### Problem requirements
Output the material exactly, but drop every image it holds.

### Information supplied
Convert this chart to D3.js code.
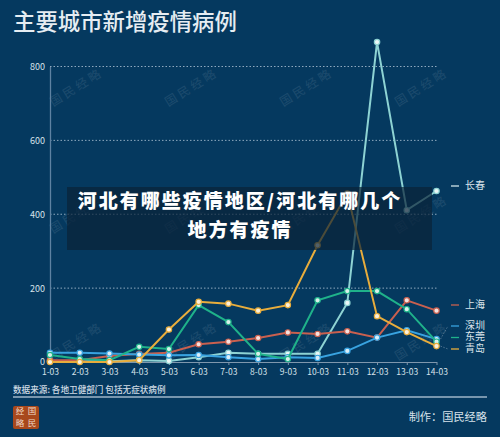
<!DOCTYPE html>
<html>
<head>
<meta charset="utf-8">
<script src="https://cdn.jsdelivr.net/npm/d3@7"></script>
<style>
  html, body { margin: 0; padding: 0; background: #05395f; }
  svg { display: block; }
  text { font-family: "Noto Sans CJK SC", "Noto Sans", sans-serif; }
</style>
</head>
<body>
<div id="chart"></div>
<script>
const days = ["1-03","2-03","3-03","4-03","5-03","6-03","7-03","8-03","9-03","10-03","11-03","12-03","13-03","14-03"];
const yTicks = [0, 200, 400, 600, 800];

const changchun = [2, 2, 2, 5, 3, 13, 25, 22, 22, 22, 160, 866, 411, 463];
const shanghai = [5, 5, 16, 22, 25, 48, 55, 65, 80, 76, 83, 66, 167, 139];
const shenzhen = [25, 25, 23, 20, 18, 19, 13, 8, 13, 11, 30, 66, 86, 62];
const dongguan = [19, 8, 5, 41, 35, 154, 108, 22, 8, 167, 192, 192, 143, 55];
const qingdao = [0, 0, 0, 5, 88, 163, 158, 139, 154, 316, 456, 124, 81, 43];

const seriesNames = ["长春", "上海", "深圳", "东莞", "青岛"];
const seriesValues = [changchun, shanghai, shenzhen, dongguan, qingdao];
const seriesColors = ["#8ed3d3", "#c9604f", "#39a3e0", "#1fb28a", "#e8ad3c"];
const legendY = [186, 305, 326, 337.5, 349];

const watermarkText = "国民经略";
const wmColumns = [77, 192, 307, 422];
const wmRows = [88, 215, 342];

const width = 500, height = 437;
const svg = d3.select("#chart").append("svg")
  .attr("width", width)
  .attr("height", height);

const x = d3.scalePoint().domain(days).range([50, 436.5]);
const y = d3.scaleLinear().domain([0, 800]).range([362, 66.5]);

// faint watermarks
wmRows.forEach(wy => {
  wmColumns.forEach(wx => {
    svg.append("text")
      .attr("transform", `translate(${wx},${wy}) rotate(-32)`)
      .attr("text-anchor", "middle")
      .attr("dominant-baseline", "middle")
      .attr("font-size", 12)
      .attr("letter-spacing", 3)
      .attr("fill", "#ffffff")
      .attr("opacity", 0.09)
      .text(watermarkText);
  });
});

// title
svg.append("text")
  .attr("x", 13)
  .attr("y", 30)
  .attr("font-size", 22.4)
  .attr("font-weight", 500)
  .attr("fill", "#e6edf2")
  .text("主要城市新增疫情病例");

// grid
svg.append("g").selectAll("line")
  .data(yTicks.filter(d => d > 0))
  .join("line")
  .attr("x1", 50)
  .attr("x2", 436.5)
  .attr("y1", d => y(d))
  .attr("y2", d => y(d))
  .attr("stroke", "#8fa9bf")
  .attr("stroke-width", 1)
  .attr("stroke-dasharray", "1.5 2");

// axes
const yAxis = svg.append("g")
  .attr("transform", "translate(50,0)")
  .call(d3.axisLeft(y).tickValues(yTicks).tickSize(0).tickPadding(5));
yAxis.select(".domain").attr("stroke", "#5e82a2").attr("stroke-width", 1.3);
yAxis.selectAll("text").attr("fill", "#d7e2ea").attr("font-size", 9);

const xAxis = svg.append("g")
  .attr("transform", "translate(0,362)")
  .call(d3.axisBottom(x).tickSize(3).tickPadding(4).tickSizeOuter(0));
xAxis.select(".domain").attr("stroke", "#7f97ad");
xAxis.selectAll("line").attr("stroke", "#7f97ad");
xAxis.selectAll("text").attr("fill", "#d7e2ea").attr("font-size", 8.5);

// lines and points
const line = d3.line().x((d, i) => x(days[i])).y(d => y(d));

seriesValues.forEach((values, s) => {
  const color = seriesColors[s];
  svg.append("path")
    .attr("d", line(values))
    .attr("fill", "none")
    .attr("stroke", color)
    .attr("stroke-width", 2);
  svg.append("g").selectAll("circle")
    .data(values)
    .join("circle")
    .attr("cx", (d, i) => x(days[i]))
    .attr("cy", d => y(d))
    .attr("r", 2.7)
    .attr("fill", d3.interpolateRgb(color, "#ffffff")(0.82))
    .attr("stroke", color)
    .attr("stroke-width", 1.2);
});

// leader lines to the crowded legend labels
[[2, 448, 326], [4, 448, 349]].forEach(([s, lx, ly]) => {
  const last = seriesValues[s][days.length - 1];
  svg.append("path")
    .attr("d", `M${x("14-03") + 4},${y(last)}L${lx},${ly}`)
    .attr("fill", "none")
    .attr("stroke", "#6f8ca5")
    .attr("stroke-width", 0.7)
    .attr("stroke-dasharray", "1.5 1.5");
});

// legend
seriesNames.forEach((name, s) => {
  svg.append("line")
    .attr("x1", 451)
    .attr("x2", 459)
    .attr("y1", legendY[s])
    .attr("y2", legendY[s])
    .attr("stroke", s === 0 ? "#cfe3ea" : seriesColors[s])
    .attr("stroke-width", 1.3);
  svg.append("text")
    .attr("x", 465)
    .attr("y", legendY[s])
    .attr("dominant-baseline", "middle")
    .attr("font-size", 10)
    .attr("fill", "#dbe5ec")
    .text(name);
});

// footer
svg.append("text")
  .attr("x", 13)
  .attr("y", 393)
  .attr("font-size", 8.6)
  .attr("font-weight", 500)
  .attr("fill", "#cfdbe4")
  .text("数据来源: 各地卫健部门 包括无症状病例");

svg.append("line")
  .attr("x1", 13)
  .attr("x2", 487)
  .attr("y1", 397)
  .attr("y2", 397)
  .attr("stroke", "#9fb6c9")
  .attr("stroke-width", 1.3);

svg.append("rect")
  .attr("x", 13)
  .attr("y", 406)
  .attr("width", 26)
  .attr("height", 23)
  .attr("rx", 2)
  .attr("fill", "#a8481c");

[["经", 20, 412], ["国", 32, 412], ["略", 20, 424], ["民", 32, 424]].forEach(([c, cx, cy]) => {
  svg.append("text")
    .attr("x", cx)
    .attr("y", cy)
    .attr("text-anchor", "middle")
    .attr("dominant-baseline", "middle")
    .attr("font-size", 8.5)
    .attr("fill", "#efd9c6")
    .text(c);
});

svg.append("text")
  .attr("x", 487)
  .attr("y", 421)
  .attr("text-anchor", "end")
  .attr("font-size", 11.2)
  .attr("fill", "#d7e2ea")
  .text("制作：国民经略");

// headline banner over the chart
svg.append("rect")
  .attr("x", 67)
  .attr("y", 187)
  .attr("width", 365)
  .attr("height", 63)
  .attr("fill", "#0a2238")
  .attr("opacity", 0.7);

[["河北有哪些疫情地区/河北有哪几个", 203], ["地方有疫情", 232]].forEach(([t, ty]) => {
  svg.append("text")
    .attr("x", 240)
    .attr("y", ty)
    .attr("text-anchor", "middle")
    .attr("dominant-baseline", "middle")
    .attr("font-size", 19)
    .attr("font-weight", 900)
    .attr("letter-spacing", 2)
    .attr("fill", "#ffffff")
    .text(t);
});
</script>
</body>
</html>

### Task solution
Convert this chart to D3.js code.
<!DOCTYPE html>
<html>
<head>
<meta charset="utf-8">
<script src="https://cdn.jsdelivr.net/npm/d3@7"></script>
<style>
  html, body { margin: 0; padding: 0; background: #05395f; }
  svg { display: block; }
  text { font-family: "Noto Sans CJK SC", "Noto Sans", sans-serif; }
</style>
</head>
<body>
<div id="chart"></div>
<script>
const days = ["1-03","2-03","3-03","4-03","5-03","6-03","7-03","8-03","9-03","10-03","11-03","12-03","13-03","14-03"];
const yTicks = [0, 200, 400, 600, 800];

const changchun = [2, 2, 2, 5, 3, 13, 25, 22, 22, 22, 160, 866, 411, 463];
const shanghai = [5, 5, 16, 22, 25, 48, 55, 65, 80, 76, 83, 66, 167, 139];
const shenzhen = [25, 25, 23, 20, 18, 19, 13, 8, 13, 11, 30, 66, 86, 62];
const dongguan = [19, 8, 5, 41, 35, 154, 108, 22, 8, 167, 192, 192, 143, 55];
const qingdao = [0, 0, 0, 5, 88, 163, 158, 139, 154, 316, 456, 124, 81, 43];

const seriesNames = ["长春", "上海", "深圳", "东莞", "青岛"];
const seriesValues = [changchun, shanghai, shenzhen, dongguan, qingdao];
const seriesColors = ["#8ed3d3", "#c9604f", "#39a3e0", "#1fb28a", "#e8ad3c"];
const legendY = [186, 305, 326, 337.5, 349];

const watermarkText = "国民经略";
const wmColumns = [77, 192, 307, 422];
const wmRows = [88, 215, 342];

const width = 500, height = 437;
const svg = d3.select("#chart").append("svg")
  .attr("width", width)
  .attr("height", height);

const x = d3.scalePoint().domain(days).range([50, 436.5]);
const y = d3.scaleLinear().domain([0, 800]).range([362, 66.5]);

// faint watermarks
wmRows.forEach(wy => {
  wmColumns.forEach(wx => {
    svg.append("text")
      .attr("transform", `translate(${wx},${wy}) rotate(-32)`)
      .attr("text-anchor", "middle")
      .attr("dominant-baseline", "middle")
      .attr("font-size", 12)
      .attr("letter-spacing", 3)
      .attr("fill", "#ffffff")
      .attr("opacity", 0.09)
      .text(watermarkText);
  });
});

// title
svg.append("text")
  .attr("x", 13)
  .attr("y", 30)
  .attr("font-size", 22.4)
  .attr("font-weight", 500)
  .attr("fill", "#e6edf2")
  .text("主要城市新增疫情病例");

// grid
svg.append("g").selectAll("line")
  .data(yTicks.filter(d => d > 0))
  .join("line")
  .attr("x1", 50)
  .attr("x2", 436.5)
  .attr("y1", d => y(d))
  .attr("y2", d => y(d))
  .attr("stroke", "#8fa9bf")
  .attr("stroke-width", 1)
  .attr("stroke-dasharray", "1.5 2");

// axes
const yAxis = svg.append("g")
  .attr("transform", "translate(50,0)")
  .call(d3.axisLeft(y).tickValues(yTicks).tickSize(0).tickPadding(5));
yAxis.select(".domain").attr("stroke", "#5e82a2").attr("stroke-width", 1.3);
yAxis.selectAll("text").attr("fill", "#d7e2ea").attr("font-size", 9);

const xAxis = svg.append("g")
  .attr("transform", "translate(0,362)")
  .call(d3.axisBottom(x).tickSize(3).tickPadding(4).tickSizeOuter(0));
xAxis.select(".domain").attr("stroke", "#7f97ad");
xAxis.selectAll("line").attr("stroke", "#7f97ad");
xAxis.selectAll("text").attr("fill", "#d7e2ea").attr("font-size", 8.5);

// lines and points
const line = d3.line().x((d, i) => x(days[i])).y(d => y(d));

seriesValues.forEach((values, s) => {
  const color = seriesColors[s];
  svg.append("path")
    .attr("d", line(values))
    .attr("fill", "none")
    .attr("stroke", color)
    .attr("stroke-width", 2);
  svg.append("g").selectAll("circle")
    .data(values)
    .join("circle")
    .attr("cx", (d, i) => x(days[i]))
    .attr("cy", d => y(d))
    .attr("r", 2.7)
    .attr("fill", d3.interpolateRgb(color, "#ffffff")(0.82))
    .attr("stroke", color)
    .attr("stroke-width", 1.2);
});

// leader lines to the crowded legend labels
[[2, 448, 326], [4, 448, 349]].forEach(([s, lx, ly]) => {
  const last = seriesValues[s][days.length - 1];
  svg.append("path")
    .attr("d", `M${x("14-03") + 4},${y(last)}L${lx},${ly}`)
    .attr("fill", "none")
    .attr("stroke", "#6f8ca5")
    .attr("stroke-width", 0.7)
    .attr("stroke-dasharray", "1.5 1.5");
});

// legend
seriesNames.forEach((name, s) => {
  svg.append("line")
    .attr("x1", 451)
    .attr("x2", 459)
    .attr("y1", legendY[s])
    .attr("y2", legendY[s])
    .attr("stroke", s === 0 ? "#cfe3ea" : seriesColors[s])
    .attr("stroke-width", 1.3);
  svg.append("text")
    .attr("x", 465)
    .attr("y", legendY[s])
    .attr("dominant-baseline", "middle")
    .attr("font-size", 10)
    .attr("fill", "#dbe5ec")
    .text(name);
});

// footer
svg.append("text")
  .attr("x", 13)
  .attr("y", 393)
  .attr("font-size", 8.6)
  .attr("font-weight", 500)
  .attr("fill", "#cfdbe4")
  .text("数据来源: 各地卫健部门 包括无症状病例");

svg.append("line")
  .attr("x1", 13)
  .attr("x2", 487)
  .attr("y1", 397)
  .attr("y2", 397)
  .attr("stroke", "#9fb6c9")
  .attr("stroke-width", 1.3);

svg.append("rect")
  .attr("x", 13)
  .attr("y", 406)
  .attr("width", 26)
  .attr("height", 23)
  .attr("rx", 2)
  .attr("fill", "#a8481c");

[["经", 20, 412], ["国", 32, 412], ["略", 20, 424], ["民", 32, 424]].forEach(([c, cx, cy]) => {
  svg.append("text")
    .attr("x", cx)
    .attr("y", cy)
    .attr("text-anchor", "middle")
    .attr("dominant-baseline", "middle")
    .attr("font-size", 8.5)
    .attr("fill", "#efd9c6")
    .text(c);
});

svg.append("text")
  .attr("x", 487)
  .attr("y", 421)
  .attr("text-anchor", "end")
  .attr("font-size", 11.2)
  .attr("fill", "#d7e2ea")
  .text("制作：国民经略");

// headline banner over the chart
svg.append("rect")
  .attr("x", 67)
  .attr("y", 187)
  .attr("width", 365)
  .attr("height", 63)
  .attr("fill", "#0a2238")
  .attr("opacity", 0.7);

[["河北有哪些疫情地区/河北有哪几个", 203], ["地方有疫情", 232]].forEach(([t, ty]) => {
  svg.append("text")
    .attr("x", 240)
    .attr("y", ty)
    .attr("text-anchor", "middle")
    .attr("dominant-baseline", "middle")
    .attr("font-size", 19)
    .attr("font-weight", 900)
    .attr("letter-spacing", 2)
    .attr("fill", "#ffffff")
    .text(t);
});
</script>
</body>
</html>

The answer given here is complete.